New house | Need recommendations for setup

I will be moving into a new home next year sometime. I know it's a good 8 months away, but I'm starting to plan, and setup gear now so everything is plug-in-play when I move in.

I am having six CAT6 runs installed. All terminating to the basement. Comcast cable service. I don't really trust all these WiFi meshes sold on the market (ie google, amazon Etc), so I'd like to build my own. I'd also like to do it for about $200. Sounds crazy, I know, but that's my goal. I currently have this device:

https://wikidevi.com/wiki/ZBT_WE1326

It's powerful, WiFi coverage throughout top-floor of my current location, stable on 18.06.4, and relatively cheap if ordered without the LTE module. I'd like to install 2 more of these in the new home, and an 8 to 16 port Gig POE switch in the basement (see diagram). I'd like to mesh the WE1326's (or a models similar to it) for WiFi coverage throughout the home. If I use a mesh protocol (like batman) will I still be able to use the gigabyte ports on the units that are serving as the mesh clients, so that I can pass internet and share other devices on the network. Devices like Orange PI's, Rasperberry PI's, and linux PCs?

https://drive.google.com/file/d/1b24DXm_s4CZ6dNhb2GgJuYMu5ejZSlfo/view?usp=sharing (Home Diagram w/ planned router CAT6 termination).
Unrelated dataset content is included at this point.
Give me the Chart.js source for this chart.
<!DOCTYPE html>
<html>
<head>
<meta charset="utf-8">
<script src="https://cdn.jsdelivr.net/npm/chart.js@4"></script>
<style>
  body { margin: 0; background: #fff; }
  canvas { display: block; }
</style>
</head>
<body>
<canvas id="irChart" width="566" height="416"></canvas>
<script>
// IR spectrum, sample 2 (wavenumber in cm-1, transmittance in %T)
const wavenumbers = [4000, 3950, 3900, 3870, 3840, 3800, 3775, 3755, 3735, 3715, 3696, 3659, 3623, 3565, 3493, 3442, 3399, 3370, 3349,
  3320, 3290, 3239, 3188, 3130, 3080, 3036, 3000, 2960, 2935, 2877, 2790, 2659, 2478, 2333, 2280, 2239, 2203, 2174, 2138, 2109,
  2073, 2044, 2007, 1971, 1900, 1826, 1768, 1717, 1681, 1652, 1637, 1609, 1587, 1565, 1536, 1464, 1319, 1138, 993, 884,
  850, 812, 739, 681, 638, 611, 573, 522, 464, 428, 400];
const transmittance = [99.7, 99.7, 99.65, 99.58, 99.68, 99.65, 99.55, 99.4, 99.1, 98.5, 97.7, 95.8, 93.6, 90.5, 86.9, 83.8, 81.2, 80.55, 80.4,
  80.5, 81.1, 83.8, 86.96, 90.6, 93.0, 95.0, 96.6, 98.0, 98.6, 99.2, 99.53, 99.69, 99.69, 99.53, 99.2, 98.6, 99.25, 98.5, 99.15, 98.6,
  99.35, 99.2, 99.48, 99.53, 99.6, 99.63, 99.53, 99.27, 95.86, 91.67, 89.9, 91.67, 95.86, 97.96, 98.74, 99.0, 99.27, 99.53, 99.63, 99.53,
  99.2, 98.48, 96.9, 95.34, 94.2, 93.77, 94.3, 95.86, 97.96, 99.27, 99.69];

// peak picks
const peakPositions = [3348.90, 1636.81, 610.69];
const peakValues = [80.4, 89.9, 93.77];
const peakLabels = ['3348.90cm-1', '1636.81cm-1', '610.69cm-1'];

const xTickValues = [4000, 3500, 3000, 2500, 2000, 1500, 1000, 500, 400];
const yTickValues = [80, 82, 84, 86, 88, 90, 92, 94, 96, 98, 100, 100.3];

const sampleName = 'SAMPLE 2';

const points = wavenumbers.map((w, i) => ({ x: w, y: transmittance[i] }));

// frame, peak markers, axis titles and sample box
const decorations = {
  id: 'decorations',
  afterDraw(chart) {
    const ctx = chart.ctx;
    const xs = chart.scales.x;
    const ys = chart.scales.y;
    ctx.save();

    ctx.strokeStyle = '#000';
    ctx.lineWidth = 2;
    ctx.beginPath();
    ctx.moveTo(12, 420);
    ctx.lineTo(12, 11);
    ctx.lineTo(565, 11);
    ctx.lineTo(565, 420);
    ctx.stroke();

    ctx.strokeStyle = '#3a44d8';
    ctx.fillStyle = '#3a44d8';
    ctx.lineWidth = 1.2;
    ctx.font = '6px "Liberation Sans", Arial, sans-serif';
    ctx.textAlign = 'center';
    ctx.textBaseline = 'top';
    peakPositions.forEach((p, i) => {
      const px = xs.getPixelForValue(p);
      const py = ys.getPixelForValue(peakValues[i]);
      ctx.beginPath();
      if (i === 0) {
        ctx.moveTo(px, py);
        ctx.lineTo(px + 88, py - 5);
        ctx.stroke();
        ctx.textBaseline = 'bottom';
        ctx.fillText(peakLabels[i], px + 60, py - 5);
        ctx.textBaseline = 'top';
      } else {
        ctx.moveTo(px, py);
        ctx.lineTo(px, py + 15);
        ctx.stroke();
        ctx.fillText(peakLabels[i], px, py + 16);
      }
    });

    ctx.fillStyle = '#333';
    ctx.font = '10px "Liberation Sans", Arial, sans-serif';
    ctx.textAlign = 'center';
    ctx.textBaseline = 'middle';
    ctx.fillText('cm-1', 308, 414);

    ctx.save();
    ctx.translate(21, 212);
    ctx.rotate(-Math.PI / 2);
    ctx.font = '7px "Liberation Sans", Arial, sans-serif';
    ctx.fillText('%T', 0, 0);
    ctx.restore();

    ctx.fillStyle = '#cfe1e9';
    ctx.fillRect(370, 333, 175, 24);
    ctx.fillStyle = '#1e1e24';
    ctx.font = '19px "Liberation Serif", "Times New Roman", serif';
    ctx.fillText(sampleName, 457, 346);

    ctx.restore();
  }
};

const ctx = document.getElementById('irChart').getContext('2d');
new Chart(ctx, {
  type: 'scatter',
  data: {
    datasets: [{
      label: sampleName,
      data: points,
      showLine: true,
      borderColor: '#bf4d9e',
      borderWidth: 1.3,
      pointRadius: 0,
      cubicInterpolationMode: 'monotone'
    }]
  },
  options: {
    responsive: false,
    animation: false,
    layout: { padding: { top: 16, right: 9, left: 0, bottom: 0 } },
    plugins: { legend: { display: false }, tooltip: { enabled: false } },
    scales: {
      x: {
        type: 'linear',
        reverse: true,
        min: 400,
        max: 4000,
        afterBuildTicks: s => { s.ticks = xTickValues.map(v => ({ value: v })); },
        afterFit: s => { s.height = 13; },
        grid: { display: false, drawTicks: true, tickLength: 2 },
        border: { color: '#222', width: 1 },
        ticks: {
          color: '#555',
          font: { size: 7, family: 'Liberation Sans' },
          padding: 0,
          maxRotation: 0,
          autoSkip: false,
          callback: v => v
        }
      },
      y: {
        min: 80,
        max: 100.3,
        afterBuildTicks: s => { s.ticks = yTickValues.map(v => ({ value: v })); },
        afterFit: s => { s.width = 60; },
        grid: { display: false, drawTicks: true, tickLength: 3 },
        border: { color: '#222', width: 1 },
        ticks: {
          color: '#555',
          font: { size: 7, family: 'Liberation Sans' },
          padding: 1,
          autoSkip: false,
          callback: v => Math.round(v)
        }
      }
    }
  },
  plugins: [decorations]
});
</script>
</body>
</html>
I may also run additional CAT6 later in the future.

Routers I am considering:

https://bit.ly/2m68ACq <------------- Not sure fully supported

16-port switch

If you are going to run ethernet cables all around the house, why do you need to mess with the mesh? Can you just add dumb access points wherever you need them?

3 Likes

That is certainly an option too. As dumb AP's, can traffic still pass up/down through the Gig eth ports as well?

Yes, if I could have run Ethernet cable, I would have in a heartbeat.

Personally, I'd buy a good, managed switch, as that will serve you for years. Dealing with a cheap switch will be nothing but pain configuring and troubleshooting. I'm told that XyZEL's upper-range devices are good. I run used Cisco SG300 switches. Both are around $100-150, leaving enough for another AP for you in your budget. Unless you're running a SIP-phone system, I find PoE switches an unnecessary expense and power draw. If you need one or two PoE devices, GigE power injectors are pretty cheap.

Yes, of course!

I would use the WAN ports on the routers to connect to the main router through the ethernet cabling, then use the WLAN and LAN ports to service clients. You can use trunking on the ethernet and serve different VLANs on all APs.